Thanks in advance for your assistance.
@zhou-hongyu commented on GitHub (May 1, 2019):
We are facing the same problem here, can anyone help?
@zhou-hongyu commented on GitHub (May 1, 2019):
Or is there any chance that one of the older version doesn't have memory leakage issue? like 1.8.0?
@nondualit commented on GitHub (May 1, 2019):
I stop using this software, tot buggy.. and started using the AWS cli command line to communicate with de buckets.
@zhou-hongyu commented on GitHub (May 1, 2019):
lmao @nondualit, hey man, would you mind provide any details on how you use aws cli to replace it?
@junkert commented on GitHub (May 1, 2019):
@nevermore2014 We are currently moving to AWS Transfer for SFTP for our permanent solution since we can rely on AWS to handle the scaling side. The login solution is quite cumbersome right now since they only support public key based authentication, but have instructions on how to build a identity provider (IP). I am hoping to have a blog article soon on how to build an IP in Go, Lambda, and DynamoDB. Maybe it will include code, but will see.
@nondualit bugs happen, the only way to make open software better is to contribute and help where you can. Start with bug reports, and grabbing data for the developers of the open source projects. Your contributions will help everyone that uses the software as a whole.
@ggtakec I'll give compiling libcurl with openssl support a shot and grab some more Massif data.
@zhou-hongyu commented on GitHub (May 1, 2019):
@junkert Thanks so much for your reply, when are you expecting this could be done?
@junkert commented on GitHub (May 1, 2019):
@nevermore2014 Hopefully end of May. Will post back here when complete.
@zhou-hongyu commented on GitHub (May 2, 2019):
For those of you who has incurred the same problem, I suggest you use version 1.84 as bumper solution for now, since v1.8.4 will only consumes your memory up to 6G, so as long as your instance has more than 16 G memory it wouldn't cause you immediately down time. Consider it as a bumper solution.
@ggtakec commented on GitHub (May 4, 2019):
@nevermore2014
Would you like to tell us about your environment(os) and
s3fs --versionandlibcurl (curl version)?I want to know the results of the @junkert test, but at first we want to know whether your environment is as same as him.
I'm interested in how this problem is related to gnutls and ubuntu.
Since version 1.85 is modified to keep the SSL session, I'm wonder about the possibility of the bad effect.

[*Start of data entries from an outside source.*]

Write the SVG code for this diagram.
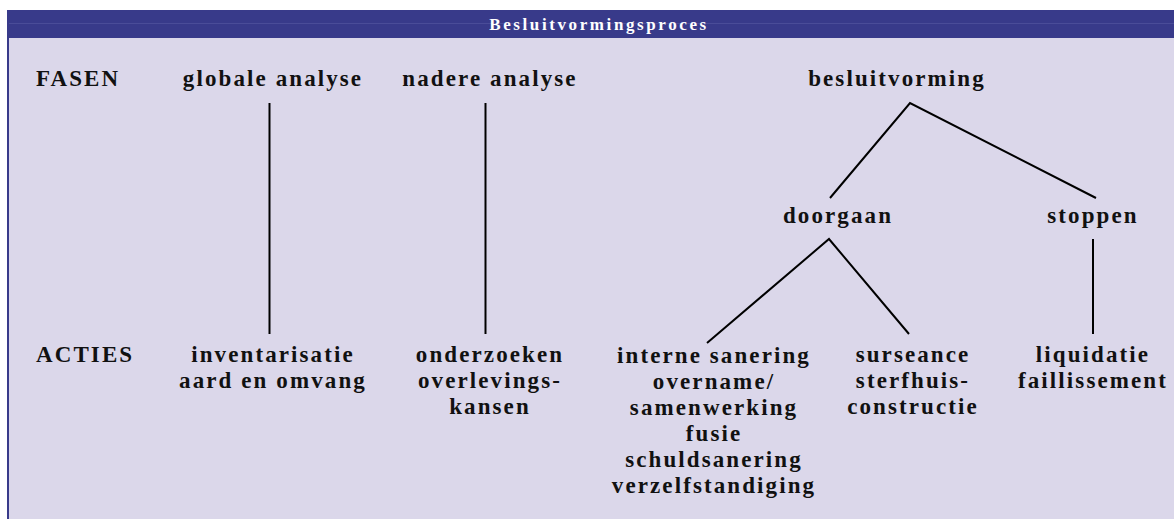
<svg xmlns="http://www.w3.org/2000/svg" width="1174" height="519" viewBox="0 0 1174 519">
  <style>
    .t { font-family: "Liberation Serif", serif; font-weight: bold; font-size: 23px; letter-spacing: 2.1px; fill: #111111; }
    .c { text-anchor: middle; }
    .title { font-family: "Liberation Serif", serif; font-weight: bold; font-size: 17px; letter-spacing: 2.6px; fill: #ffffff; text-anchor: middle; }
    .ln { stroke: #000000; stroke-width: 2; fill: none; }
  </style>
  <rect x="0" y="0" width="1174" height="519" fill="#ffffff"/>
  <rect x="7" y="10" width="1167" height="509" fill="#dbd7ea"/>
  <rect x="7" y="10" width="1167" height="28" fill="#383a8a"/>
  <line x1="7" y1="23.5" x2="1174" y2="23.5" stroke="#4a4c98" stroke-width="1"/>
  <line x1="8" y1="10" x2="8" y2="519" stroke="#383a8a" stroke-width="2"/>
  <g id="header"><text class="title" x="599" y="30">Besluitvormingsproces</text></g>

  <g id="connectors">
    <line class="ln" x1="269.5" y1="103" x2="269.5" y2="334"/>
    <line class="ln" x1="485.5" y1="103" x2="485.5" y2="334"/>
    <polyline class="ln" points="830,198 910,103 1096,198"/>
    <polyline class="ln" points="707,343 829,239 909,334"/>
    <line class="ln" x1="1093" y1="239" x2="1093" y2="334"/>
  </g>

  <g id="label-fasen"><text class="t" x="36" y="86">FASEN</text></g>
  <g id="label-acties"><text class="t" x="36" y="362">ACTIES</text></g>

  <g id="globale-analyse"><text class="t c" x="273" y="86">globale analyse</text></g>
  <g id="nadere-analyse"><text class="t c" x="490" y="86">nadere analyse</text></g>
  <g id="besluitvorming"><text class="t c" x="897" y="86">besluitvorming</text></g>
  <g id="doorgaan"><text class="t c" x="838" y="223">doorgaan</text></g>
  <g id="stoppen"><text class="t c" x="1093" y="223">stoppen</text></g>

  <g id="inventarisatie">
    <text class="t c" x="273" y="362">inventarisatie</text>
    <text class="t c" x="273" y="388">aard en omvang</text>
  </g>
  <g id="onderzoeken">
    <text class="t c" x="490" y="362">onderzoeken</text>
    <text class="t c" x="490" y="388">overlevings-</text>
    <text class="t c" x="490" y="414">kansen</text>
  </g>
  <g id="doorgaan-acties">
    <text class="t c" x="714" y="363">interne sanering</text>
    <text class="t c" x="714" y="389">overname/</text>
    <text class="t c" x="714" y="415">samenwerking</text>
    <text class="t c" x="714" y="441">fusie</text>
    <text class="t c" x="714" y="467">schuldsanering</text>
    <text class="t c" x="714" y="493">verzelfstandiging</text>
  </g>
  <g id="surseance">
    <text class="t c" x="913" y="362">surseance</text>
    <text class="t c" x="913" y="388">sterfhuis-</text>
    <text class="t c" x="913" y="414">constructie</text>
  </g>
  <g id="liquidatie">
    <text class="t c" x="1093" y="362">liquidatie</text>
    <text class="t c" x="1093" y="388">faillissement</text>
  </g>
</svg>
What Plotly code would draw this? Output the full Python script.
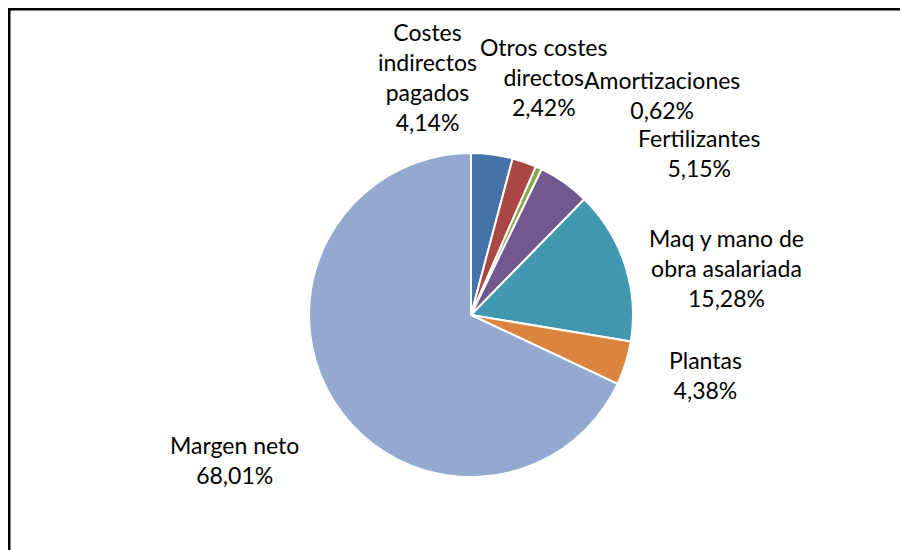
import plotly.graph_objects as go

# datos del gráfico
labels = ["Costes indirectos pagados", "Otros costes directos", "Amortizaciones",
          "Fertilizantes", "Maq y mano de obra asalariada", "Plantas", "Margen neto"]
label_lines = ["Costes<br>indirectos<br>pagados", "Otros costes<br>directos", "Amortizaciones",
               "Fertilizantes", "Maq y mano de<br>obra asalariada", "Plantas", "Margen neto"]
values = [4.14, 2.42, 0.62, 5.15, 15.28, 4.38, 68.01]
colors = ["#4572A7", "#AA4643", "#89A54E", "#71588F", "#4198AF", "#DB843D", "#93A9CF"]

# posiciones de las etiquetas (pixeles de la ventana, la página tiene 8px de margen)
label_pos = [(427, 77), (544, 77), (662, 95), (699, 153), (726, 268), (705, 375), (234, 460)]

W, H = 908, 550
OFF = 8
cx, cy, r = 471 - OFF, 315 - OFF, 162

fig = go.Figure(go.Pie(
    labels=labels, values=values, sort=False, direction="clockwise", rotation=0,
    marker=dict(colors=colors, line=dict(color="white", width=2)),
    textinfo="none", hoverinfo="label+percent", showlegend=False,
    domain=dict(x=[(cx - r) / W, (cx + r) / W], y=[1 - (cy + r) / H, 1 - (cy - r) / H]),
))

for txt, v, (px, py) in zip(label_lines, values, label_pos):
    fig.add_annotation(
        x=(px - OFF) / W, y=1 - (py - OFF) / H, xref="paper", yref="paper",
        text=txt + "<br>" + f"{v:.2f}%".replace(".", ","),
        showarrow=False, xanchor="center", yanchor="middle", align="center",
        font=dict(family="Lato", size=23, color="#000000"),
    )

# marco del gráfico
fig.add_shape(type="rect", xref="paper", yref="paper",
              x0=1.25 / W, x1=1 - 1.25 / W, y0=1.25 / H, y1=1 - 1.25 / H,
              line=dict(color="black", width=2.5))

fig.update_layout(width=W, height=H, margin=dict(l=0, r=0, t=0, b=0),
                  paper_bgcolor="white", plot_bgcolor="white")
fig.write_html("out.html")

Thanks in advance for your assistance.
@zhou-hongyu commented on GitHub (May 6, 2019):
@ggtakec
sure. It's
Amazon Linux AMI
Amazon Simple Storage Service File System V1.84(commit:unknown) with OpenSSL
curl 7.61.1 (x86_64-redhat-linux-gnu) libcurl/7.61.1 OpenSSL/1.0.2k zlib/1.2.8 libidn2/0.16 libpsl/0.6.2 (+libicu/50.1.2) libssh2/1.4.2 nghttp2/1.21.1
@gaul commented on GitHub (Feb 3, 2020):
@nevermore2014 Could you test with the latest version 1.85?
@johnboker commented on GitHub (May 14, 2020):
Has there been any progress on this? I'm seeing this issue as well.
@gaul commented on GitHub (Jul 26, 2020):
Closing due to inactivity. Please retest with the latest 1.86 or master and reopen if symptoms persist.